— START OF Records —

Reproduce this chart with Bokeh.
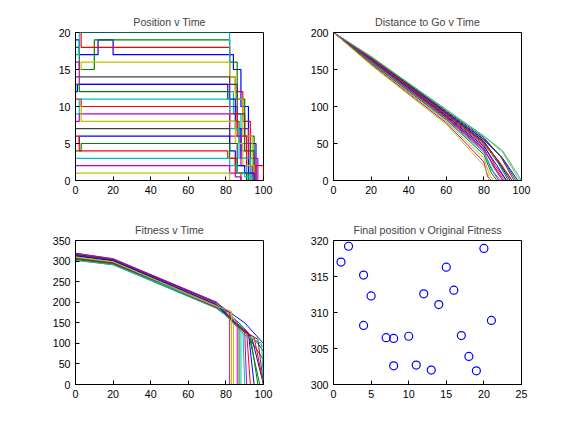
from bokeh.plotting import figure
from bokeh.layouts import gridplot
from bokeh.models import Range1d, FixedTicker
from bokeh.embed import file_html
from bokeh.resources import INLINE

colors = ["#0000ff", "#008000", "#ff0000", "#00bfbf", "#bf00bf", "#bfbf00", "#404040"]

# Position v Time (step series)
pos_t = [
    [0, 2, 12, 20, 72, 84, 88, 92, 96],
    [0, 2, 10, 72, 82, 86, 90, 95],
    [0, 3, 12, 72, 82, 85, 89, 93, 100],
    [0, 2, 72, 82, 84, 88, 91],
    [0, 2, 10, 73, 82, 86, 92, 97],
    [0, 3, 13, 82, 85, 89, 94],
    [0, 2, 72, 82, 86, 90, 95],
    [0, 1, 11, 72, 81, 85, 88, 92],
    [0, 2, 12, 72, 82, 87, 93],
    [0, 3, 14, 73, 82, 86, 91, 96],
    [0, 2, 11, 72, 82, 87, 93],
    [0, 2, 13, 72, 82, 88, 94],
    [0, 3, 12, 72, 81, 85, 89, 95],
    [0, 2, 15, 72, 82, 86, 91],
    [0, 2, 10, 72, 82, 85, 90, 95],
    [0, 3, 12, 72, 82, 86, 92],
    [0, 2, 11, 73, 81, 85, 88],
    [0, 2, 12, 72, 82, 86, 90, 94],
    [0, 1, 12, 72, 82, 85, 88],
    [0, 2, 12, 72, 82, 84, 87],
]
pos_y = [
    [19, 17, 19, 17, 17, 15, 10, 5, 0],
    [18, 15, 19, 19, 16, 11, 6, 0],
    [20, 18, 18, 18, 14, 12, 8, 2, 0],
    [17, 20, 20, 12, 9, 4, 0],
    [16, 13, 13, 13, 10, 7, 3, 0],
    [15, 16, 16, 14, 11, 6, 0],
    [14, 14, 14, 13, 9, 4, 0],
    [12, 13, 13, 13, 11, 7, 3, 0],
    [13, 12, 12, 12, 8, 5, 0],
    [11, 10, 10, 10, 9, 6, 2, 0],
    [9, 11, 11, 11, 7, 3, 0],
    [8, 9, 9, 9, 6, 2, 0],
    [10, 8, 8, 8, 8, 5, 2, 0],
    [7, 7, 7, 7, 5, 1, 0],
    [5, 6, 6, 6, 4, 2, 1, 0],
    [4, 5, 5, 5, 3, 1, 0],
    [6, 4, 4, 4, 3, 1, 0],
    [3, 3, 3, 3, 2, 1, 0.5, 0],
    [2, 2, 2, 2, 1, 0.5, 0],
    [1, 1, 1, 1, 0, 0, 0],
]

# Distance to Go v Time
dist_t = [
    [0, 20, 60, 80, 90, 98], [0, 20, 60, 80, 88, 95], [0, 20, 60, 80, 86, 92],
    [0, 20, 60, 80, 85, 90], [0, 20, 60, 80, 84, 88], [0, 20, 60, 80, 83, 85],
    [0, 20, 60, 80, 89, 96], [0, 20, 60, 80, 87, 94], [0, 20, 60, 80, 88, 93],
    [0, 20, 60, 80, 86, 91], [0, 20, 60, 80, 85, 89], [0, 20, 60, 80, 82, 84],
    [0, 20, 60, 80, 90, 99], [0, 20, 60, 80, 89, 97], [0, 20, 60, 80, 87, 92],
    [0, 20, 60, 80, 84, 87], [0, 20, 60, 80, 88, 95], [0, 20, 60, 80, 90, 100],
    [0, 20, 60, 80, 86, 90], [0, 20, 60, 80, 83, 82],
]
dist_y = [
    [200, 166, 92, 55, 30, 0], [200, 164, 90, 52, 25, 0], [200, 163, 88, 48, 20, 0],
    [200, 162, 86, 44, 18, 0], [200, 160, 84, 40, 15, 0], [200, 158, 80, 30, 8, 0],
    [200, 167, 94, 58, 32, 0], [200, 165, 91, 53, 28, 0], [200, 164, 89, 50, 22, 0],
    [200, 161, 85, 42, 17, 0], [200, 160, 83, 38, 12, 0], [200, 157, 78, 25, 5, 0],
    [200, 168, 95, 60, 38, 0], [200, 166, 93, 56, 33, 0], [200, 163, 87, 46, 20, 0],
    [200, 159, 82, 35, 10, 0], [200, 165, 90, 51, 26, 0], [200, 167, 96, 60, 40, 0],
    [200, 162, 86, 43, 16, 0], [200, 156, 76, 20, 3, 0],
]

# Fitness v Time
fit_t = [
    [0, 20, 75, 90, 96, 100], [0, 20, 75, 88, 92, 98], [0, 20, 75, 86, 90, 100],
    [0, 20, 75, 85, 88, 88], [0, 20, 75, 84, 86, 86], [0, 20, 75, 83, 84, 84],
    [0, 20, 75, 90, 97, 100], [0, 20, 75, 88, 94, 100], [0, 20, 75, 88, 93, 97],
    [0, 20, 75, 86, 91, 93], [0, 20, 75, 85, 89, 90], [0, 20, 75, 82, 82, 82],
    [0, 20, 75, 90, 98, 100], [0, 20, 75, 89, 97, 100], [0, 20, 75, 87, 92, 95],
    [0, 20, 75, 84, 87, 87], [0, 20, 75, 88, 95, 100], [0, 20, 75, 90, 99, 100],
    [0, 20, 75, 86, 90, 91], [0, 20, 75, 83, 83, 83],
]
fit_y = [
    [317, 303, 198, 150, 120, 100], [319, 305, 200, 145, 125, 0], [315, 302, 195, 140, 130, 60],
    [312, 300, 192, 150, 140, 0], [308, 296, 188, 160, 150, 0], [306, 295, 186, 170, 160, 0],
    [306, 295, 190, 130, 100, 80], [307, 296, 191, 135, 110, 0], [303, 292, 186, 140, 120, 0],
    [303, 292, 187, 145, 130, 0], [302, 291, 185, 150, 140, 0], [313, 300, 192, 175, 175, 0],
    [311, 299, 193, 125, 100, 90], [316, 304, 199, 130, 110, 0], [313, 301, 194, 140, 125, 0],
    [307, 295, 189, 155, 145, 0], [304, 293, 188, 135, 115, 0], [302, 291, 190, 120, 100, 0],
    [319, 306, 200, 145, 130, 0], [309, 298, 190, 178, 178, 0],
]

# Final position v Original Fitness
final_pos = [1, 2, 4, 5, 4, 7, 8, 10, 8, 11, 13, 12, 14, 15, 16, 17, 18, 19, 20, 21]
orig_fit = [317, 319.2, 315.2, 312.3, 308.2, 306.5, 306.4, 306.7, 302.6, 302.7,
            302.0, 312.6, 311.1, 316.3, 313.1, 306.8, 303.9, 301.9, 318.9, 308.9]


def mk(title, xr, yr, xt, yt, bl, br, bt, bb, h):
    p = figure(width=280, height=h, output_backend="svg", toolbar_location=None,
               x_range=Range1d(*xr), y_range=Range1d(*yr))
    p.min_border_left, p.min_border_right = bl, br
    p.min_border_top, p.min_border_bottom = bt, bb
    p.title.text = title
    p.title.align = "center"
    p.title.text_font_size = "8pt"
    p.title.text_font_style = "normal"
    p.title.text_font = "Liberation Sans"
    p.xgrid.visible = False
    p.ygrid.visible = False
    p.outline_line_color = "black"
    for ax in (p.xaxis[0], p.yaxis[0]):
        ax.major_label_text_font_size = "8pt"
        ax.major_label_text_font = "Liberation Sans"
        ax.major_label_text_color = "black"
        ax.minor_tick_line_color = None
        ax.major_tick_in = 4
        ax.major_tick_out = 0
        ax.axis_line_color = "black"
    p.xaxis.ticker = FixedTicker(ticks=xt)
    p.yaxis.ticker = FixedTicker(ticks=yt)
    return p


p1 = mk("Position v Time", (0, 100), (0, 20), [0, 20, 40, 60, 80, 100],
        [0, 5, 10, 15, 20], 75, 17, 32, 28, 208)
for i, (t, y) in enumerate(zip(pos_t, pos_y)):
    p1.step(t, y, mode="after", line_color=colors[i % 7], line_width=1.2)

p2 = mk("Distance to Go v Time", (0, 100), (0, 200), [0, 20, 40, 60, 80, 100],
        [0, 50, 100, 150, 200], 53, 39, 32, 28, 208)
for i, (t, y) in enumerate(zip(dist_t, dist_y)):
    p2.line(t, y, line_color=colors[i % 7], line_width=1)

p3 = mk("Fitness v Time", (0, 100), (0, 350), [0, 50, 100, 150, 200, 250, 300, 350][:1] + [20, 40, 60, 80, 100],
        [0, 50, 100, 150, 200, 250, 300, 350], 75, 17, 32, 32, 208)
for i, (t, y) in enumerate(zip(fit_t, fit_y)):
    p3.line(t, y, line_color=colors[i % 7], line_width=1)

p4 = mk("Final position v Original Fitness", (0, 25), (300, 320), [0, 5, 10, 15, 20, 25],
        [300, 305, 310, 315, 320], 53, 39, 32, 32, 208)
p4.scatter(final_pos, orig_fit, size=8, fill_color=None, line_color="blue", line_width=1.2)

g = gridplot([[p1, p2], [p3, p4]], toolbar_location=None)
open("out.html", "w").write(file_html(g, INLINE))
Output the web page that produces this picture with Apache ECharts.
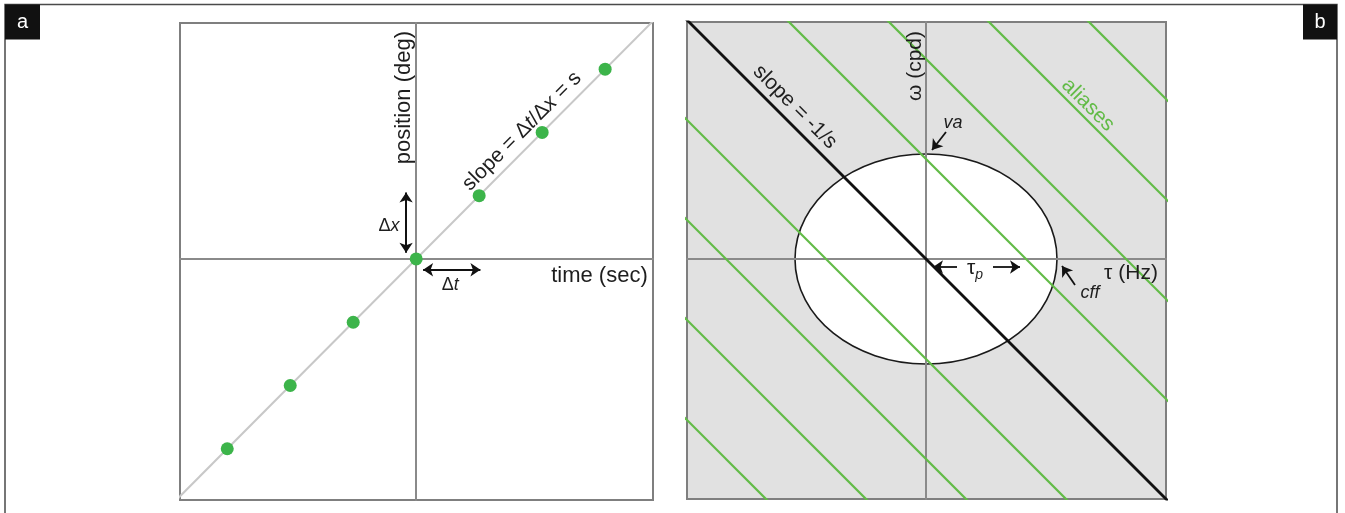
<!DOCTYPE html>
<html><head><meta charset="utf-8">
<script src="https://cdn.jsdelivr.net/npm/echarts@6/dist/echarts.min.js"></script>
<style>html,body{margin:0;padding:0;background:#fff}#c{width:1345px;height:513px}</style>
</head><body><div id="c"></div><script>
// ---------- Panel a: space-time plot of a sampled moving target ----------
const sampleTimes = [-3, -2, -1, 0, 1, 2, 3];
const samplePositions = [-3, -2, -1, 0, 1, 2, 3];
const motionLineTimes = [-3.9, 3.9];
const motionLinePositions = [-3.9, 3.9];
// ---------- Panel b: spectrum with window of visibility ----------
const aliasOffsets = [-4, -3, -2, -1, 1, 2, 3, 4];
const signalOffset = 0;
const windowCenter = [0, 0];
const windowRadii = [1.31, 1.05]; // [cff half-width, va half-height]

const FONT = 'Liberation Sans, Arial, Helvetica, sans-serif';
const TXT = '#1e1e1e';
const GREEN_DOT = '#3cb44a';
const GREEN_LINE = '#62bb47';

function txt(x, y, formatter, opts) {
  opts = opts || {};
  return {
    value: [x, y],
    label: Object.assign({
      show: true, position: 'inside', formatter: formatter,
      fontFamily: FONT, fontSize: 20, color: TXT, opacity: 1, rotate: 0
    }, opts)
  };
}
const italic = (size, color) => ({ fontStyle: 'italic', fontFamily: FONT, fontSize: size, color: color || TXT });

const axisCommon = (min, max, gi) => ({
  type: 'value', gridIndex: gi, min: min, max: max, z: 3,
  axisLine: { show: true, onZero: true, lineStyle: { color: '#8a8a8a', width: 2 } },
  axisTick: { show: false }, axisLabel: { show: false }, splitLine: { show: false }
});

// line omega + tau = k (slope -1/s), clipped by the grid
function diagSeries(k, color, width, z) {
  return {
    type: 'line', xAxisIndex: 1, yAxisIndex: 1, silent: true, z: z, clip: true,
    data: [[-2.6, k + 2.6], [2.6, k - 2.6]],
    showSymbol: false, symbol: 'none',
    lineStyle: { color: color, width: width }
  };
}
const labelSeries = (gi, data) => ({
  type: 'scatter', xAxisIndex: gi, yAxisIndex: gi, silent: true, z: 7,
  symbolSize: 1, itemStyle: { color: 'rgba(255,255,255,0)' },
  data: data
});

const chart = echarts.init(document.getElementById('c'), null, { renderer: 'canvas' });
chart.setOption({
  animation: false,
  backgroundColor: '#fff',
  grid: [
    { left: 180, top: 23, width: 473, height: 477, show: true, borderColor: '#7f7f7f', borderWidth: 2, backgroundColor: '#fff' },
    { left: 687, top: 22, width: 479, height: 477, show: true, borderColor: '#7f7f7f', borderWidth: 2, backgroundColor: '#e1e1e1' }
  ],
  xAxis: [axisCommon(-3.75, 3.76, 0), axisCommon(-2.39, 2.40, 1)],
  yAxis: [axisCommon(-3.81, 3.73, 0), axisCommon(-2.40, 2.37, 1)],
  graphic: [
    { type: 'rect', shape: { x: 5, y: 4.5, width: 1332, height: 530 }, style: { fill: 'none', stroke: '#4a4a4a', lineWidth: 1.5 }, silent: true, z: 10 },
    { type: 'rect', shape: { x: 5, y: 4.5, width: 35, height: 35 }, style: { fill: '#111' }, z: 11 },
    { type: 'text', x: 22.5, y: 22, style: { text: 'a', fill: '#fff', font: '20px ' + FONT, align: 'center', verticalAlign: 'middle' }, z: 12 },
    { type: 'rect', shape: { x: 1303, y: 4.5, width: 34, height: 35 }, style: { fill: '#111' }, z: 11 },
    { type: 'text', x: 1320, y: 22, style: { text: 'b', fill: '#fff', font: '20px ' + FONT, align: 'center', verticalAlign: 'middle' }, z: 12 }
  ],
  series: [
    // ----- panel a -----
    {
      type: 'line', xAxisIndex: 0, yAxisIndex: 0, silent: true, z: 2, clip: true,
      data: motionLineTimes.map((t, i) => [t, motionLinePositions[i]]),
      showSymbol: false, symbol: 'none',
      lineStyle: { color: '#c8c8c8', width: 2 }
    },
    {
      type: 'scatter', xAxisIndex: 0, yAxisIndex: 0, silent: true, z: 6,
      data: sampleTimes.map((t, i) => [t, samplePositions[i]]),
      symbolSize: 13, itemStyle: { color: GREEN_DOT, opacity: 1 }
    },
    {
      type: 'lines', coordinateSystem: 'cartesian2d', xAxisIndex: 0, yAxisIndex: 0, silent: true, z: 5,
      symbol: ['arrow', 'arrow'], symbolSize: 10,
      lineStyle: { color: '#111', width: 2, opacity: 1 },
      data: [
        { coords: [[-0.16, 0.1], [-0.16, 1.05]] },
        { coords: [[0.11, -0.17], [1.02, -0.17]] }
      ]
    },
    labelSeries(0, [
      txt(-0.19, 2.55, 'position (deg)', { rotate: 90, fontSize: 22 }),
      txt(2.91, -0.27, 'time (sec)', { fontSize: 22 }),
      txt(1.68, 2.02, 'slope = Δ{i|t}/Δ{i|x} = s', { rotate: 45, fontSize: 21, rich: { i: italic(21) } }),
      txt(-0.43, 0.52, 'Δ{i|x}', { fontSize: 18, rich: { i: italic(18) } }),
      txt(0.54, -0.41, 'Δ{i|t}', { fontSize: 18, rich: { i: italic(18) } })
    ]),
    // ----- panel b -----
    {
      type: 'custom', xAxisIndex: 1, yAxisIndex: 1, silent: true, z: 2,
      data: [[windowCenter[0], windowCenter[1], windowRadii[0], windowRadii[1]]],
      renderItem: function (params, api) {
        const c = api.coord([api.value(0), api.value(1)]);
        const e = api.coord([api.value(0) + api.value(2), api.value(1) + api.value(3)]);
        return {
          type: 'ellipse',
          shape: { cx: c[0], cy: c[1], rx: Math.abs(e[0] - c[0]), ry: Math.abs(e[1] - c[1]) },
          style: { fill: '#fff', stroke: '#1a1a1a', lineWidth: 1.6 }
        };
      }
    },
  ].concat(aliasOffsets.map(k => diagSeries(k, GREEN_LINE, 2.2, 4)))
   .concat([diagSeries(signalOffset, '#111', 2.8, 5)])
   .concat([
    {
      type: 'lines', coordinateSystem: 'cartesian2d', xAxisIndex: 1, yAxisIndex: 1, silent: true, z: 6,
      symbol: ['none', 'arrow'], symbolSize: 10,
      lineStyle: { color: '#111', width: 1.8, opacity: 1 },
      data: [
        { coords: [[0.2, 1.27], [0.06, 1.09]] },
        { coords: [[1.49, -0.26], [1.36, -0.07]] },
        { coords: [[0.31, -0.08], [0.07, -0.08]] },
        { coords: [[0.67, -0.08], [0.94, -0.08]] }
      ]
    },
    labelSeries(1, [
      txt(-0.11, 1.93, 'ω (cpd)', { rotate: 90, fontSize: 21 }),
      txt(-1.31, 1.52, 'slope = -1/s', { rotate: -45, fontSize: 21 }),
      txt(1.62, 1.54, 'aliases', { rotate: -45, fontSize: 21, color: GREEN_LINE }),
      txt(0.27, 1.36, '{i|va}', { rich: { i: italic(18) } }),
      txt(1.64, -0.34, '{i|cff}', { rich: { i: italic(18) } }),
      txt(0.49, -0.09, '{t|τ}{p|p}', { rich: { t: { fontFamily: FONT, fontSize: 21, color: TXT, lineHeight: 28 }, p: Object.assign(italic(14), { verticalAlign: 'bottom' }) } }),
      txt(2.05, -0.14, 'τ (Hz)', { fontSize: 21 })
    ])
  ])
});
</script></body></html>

— END OF Records —

■ What you are asked to do ■
Show every line in the entries where the string "this" occurs.

■ Response ■
Reproduce this chart with Bokeh.
Output the web page that produces this picture with Apache ECharts.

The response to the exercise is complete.